I have a Roku 4 and love it because it's not tied into any particular ecosystem e.g. iTunes, Google Play, Amazon etc. 

 

But isn't the ecosystem a bit limited in what you can install?  At least when I borrowed a roku 3 I didn't find too many additional channels/apps to install.  Thats why I went for the Fire TV - I can use the default apps but install more be it from the play store, unofficial sources if I really feel like it or from Amazon itself.

 


There are other 'Channels' which you can install into the Roku.  Some of them don't work at all; others not very well with the exception of CNN and PBS.  So I very seldom bother with the channels and just use the apps for Plex, CuriosityStream and YouTube.

Other content from Freeview or BBC iPlayer is downloaded on my PC which is networked to my Satellite receiver and runs UnoTelly.  I've got it set so that downloaded programmes appear in a folder monitored by Plex, so within a few seconds of completion, the Plex app on Roku is able to play the file.

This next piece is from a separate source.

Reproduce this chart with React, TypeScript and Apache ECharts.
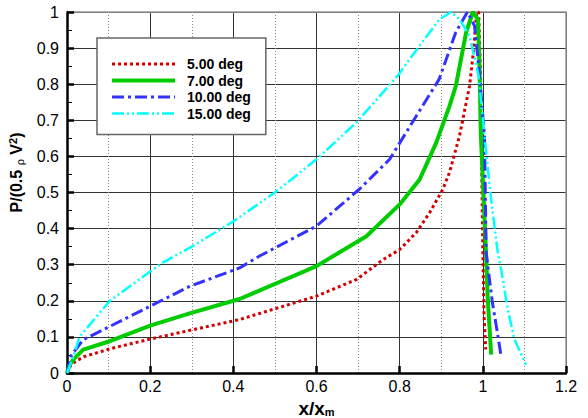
import React, { useEffect, useRef } from "react";
import * as echarts from "echarts";

const seriesNames = ["5.00 deg", "7.00 deg", "10.00 deg", "15.00 deg"];

const deg5: number[][] = [
  [0, 0], [0.005, 0.015], [0.015, 0.028], [0.04, 0.045], [0.103, 0.067], [0.2, 0.094],
  [0.295, 0.118], [0.415, 0.148], [0.6, 0.213], [0.696, 0.259], [0.76, 0.314],
  [0.8, 0.342], [0.84, 0.389], [0.872, 0.444], [0.904, 0.509], [0.92, 0.556],
  [0.944, 0.657], [0.968, 0.795], [0.978, 0.897], [0.985, 1.0], [0.99, 1.0],
  [0.994, 0.85], [0.996, 0.667], [1.0, 0.342], [1.003, 0.157], [1.007, 0.065],
];

const deg7: number[][] = [
  [0, 0], [0.005, 0.02], [0.015, 0.037], [0.039, 0.065], [0.103, 0.088], [0.2, 0.131],
  [0.295, 0.165], [0.415, 0.205], [0.6, 0.296], [0.72, 0.379], [0.8, 0.467],
  [0.848, 0.536], [0.888, 0.638], [0.92, 0.74], [0.935, 0.795], [0.96, 0.944],
  [0.976, 1.0], [0.988, 0.98], [0.992, 0.851], [0.995, 0.667], [1.008, 0.324],
  [1.012, 0.203], [1.02, 0.051],
];

const deg10: number[][] = [
  [0, 0], [0.011, 0.05], [0.039, 0.092], [0.103, 0.129], [0.2, 0.185], [0.295, 0.24],
  [0.415, 0.291], [0.463, 0.324], [0.6, 0.407], [0.703, 0.509], [0.776, 0.592],
  [0.84, 0.712], [0.895, 0.814], [0.935, 0.944], [0.963, 1.0], [0.98, 0.962],
  [0.99, 0.851], [1.004, 0.657], [1.008, 0.333], [1.023, 0.195], [1.035, 0.112],
  [1.044, 0.046],
];

const deg15: number[][] = [
  [0, 0], [0.015, 0.045], [0.03, 0.1], [0.103, 0.2], [0.175, 0.26], [0.23, 0.306],
  [0.3, 0.35], [0.4, 0.42], [0.5, 0.5], [0.6, 0.592], [0.696, 0.694], [0.795, 0.823],
  [0.83, 0.879], [0.896, 0.98], [0.924, 1.0], [0.944, 0.98], [0.968, 0.934],
  [0.99, 0.823], [1.004, 0.657], [1.02, 0.48], [1.035, 0.342], [1.044, 0.287],
  [1.06, 0.176], [1.076, 0.093], [1.104, 0.023],
];

const FONT = "'Liberation Sans', Arial, sans-serif";

export default function App() {
  const ref = useRef<HTMLDivElement>(null);
  useEffect(() => {
    if (!ref.current) return;
    const chart = echarts.init(ref.current, null, { renderer: "svg" });
    const mk = (name: string, data: number[][], color: string, width: number, type: any) => ({
      name,
      type: "line",
      data,
      showSymbol: false,
      symbol: "none",
      smooth: false,
      lineStyle: { color, width, type },
      itemStyle: { color },
      z: 3,
    });
    chart.setOption({
      animation: false,
      backgroundColor: "#fff",
      textStyle: { fontFamily: FONT },
      grid: { left: 67, right: 22, top: 12, bottom: 45, outerBoundsMode: "none", containLabel: false },
      legend: {
        orient: "vertical",
        left: 97,
        top: 38,
        padding: [19, 15, 14, 13],
        itemWidth: 63,
        itemHeight: 14,
        itemGap: 2.5,
        backgroundColor: "#fff",
        borderColor: "#666",
        borderWidth: 1.5,
        borderRadius: 0,
        textStyle: { fontFamily: FONT, fontWeight: "bold", fontSize: 14, color: "#000", padding: [0, 0, 0, 7] },
        lineStyle: { width: "inherit" },
        itemStyle: { opacity: 0 },
        data: seriesNames,
      },
      xAxis: [
        {
          type: "value",
          min: 0,
          max: 1.2,
          interval: 0.2,
          name: "{a|x/x}{m|m}",
          nameLocation: "middle",
          nameGap: 22,
          nameTextStyle: {
            rich: {
              a: { fontFamily: FONT, fontWeight: "bold", fontSize: 19, lineHeight: 19, color: "#000", verticalAlign: "top" },
              m: { fontFamily: FONT, fontWeight: "bold", fontSize: 11, lineHeight: 11, color: "#000", verticalAlign: "bottom" },
            },
          },
          axisLine: { show: true, onZero: false, lineStyle: { color: "#000", width: 2.5 } },
          axisTick: { show: true, inside: true, length: 7, lineStyle: { color: "#000", width: 2.5 } },
          minorTick: { show: false, splitNumber: 2 },
          axisLabel: { color: "#000", fontSize: 16, fontFamily: FONT, margin: 5 },
          splitLine: { show: true, lineStyle: { color: "#333", width: 1 } },
          minorSplitLine: { show: true, lineStyle: { color: "#888", width: 1, type: [1, 2] } },
        },
        {
          type: "value",
          position: "top",
          min: 0,
          max: 1.2,
          interval: 0.2,
          axisLine: { show: true, onZero: false, lineStyle: { color: "#999", width: 1.5 } },
          axisTick: { show: false },
          axisLabel: { show: false },
          splitLine: { show: false },
        },
      ],
      yAxis: [
        {
          type: "value",
          min: 0,
          max: 1,
          interval: 0.1,
          name: "{a|P/(0.5 }{r|ρ}{a| V}{s|2}{a|)}",
          nameLocation: "middle",
          nameGap: 40,
          nameTextStyle: {
            padding: [0, 0, 0, 40],
            rich: {
              a: { fontFamily: FONT, fontWeight: "bold", fontSize: 16, lineHeight: 18, color: "#000", verticalAlign: "middle" },
              r: { fontFamily: FONT, fontWeight: "normal", fontSize: 11, lineHeight: 12, color: "#000", verticalAlign: "bottom" },
              s: { fontFamily: FONT, fontWeight: "bold", fontSize: 11, lineHeight: 11, color: "#000", verticalAlign: "top" },
            },
          },
          axisLine: { show: true, onZero: false, lineStyle: { color: "#000", width: 2.5 } },
          axisTick: { show: true, inside: true, length: 7, lineStyle: { color: "#000", width: 2.5 } },
          minorTick: { show: true, splitNumber: 2, length: 5, lineStyle: { color: "#000", width: 1 } },
          axisLabel: { color: "#000", fontSize: 16, fontFamily: FONT, margin: 8 },
          splitLine: { show: true, lineStyle: { color: "#333", width: 1 } },
          minorSplitLine: { show: false },
        },
        {
          type: "value",
          position: "right",
          min: 0,
          max: 1,
          interval: 0.1,
          axisLine: { show: true, onZero: false, lineStyle: { color: "#999", width: 1.5 } },
          axisTick: { show: false },
          axisLabel: { show: false },
          splitLine: { show: false },
        },
      ],
      series: [
        mk(seriesNames[0], deg5, "#d40000", 3, [3, 3]),
        mk(seriesNames[1], deg7, "#00cc00", 4, "solid"),
        mk(seriesNames[2], deg10, "#3333ff", 3, [12, 4, 3, 4]),
        mk(seriesNames[3], deg15, "#00ffff", 2.5, [12, 3, 2, 3, 2, 3]),
      ],
    });
    return () => chart.dispose();
  }, []);
  return <div ref={ref} style={{ width: 588, height: 418, position: "absolute", left: 0, top: 0 }} />;
}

The Roku is a recent addition for me.  Prior to that, I had my PC hooked up via HDMI into the TV and watched streaming content through that.  However, the lack of a proper remote meant that it was a clumsy solution at best.  The Roku makes for a far better viewing experience, with nothing of any interest to me being omitted.  I am not in the least bit interested in Neon, Lightbox or TVNZ OnDemand.  The recording facilities on my satellite receiver are very capable so we very seldom miss recording anything that's of interest.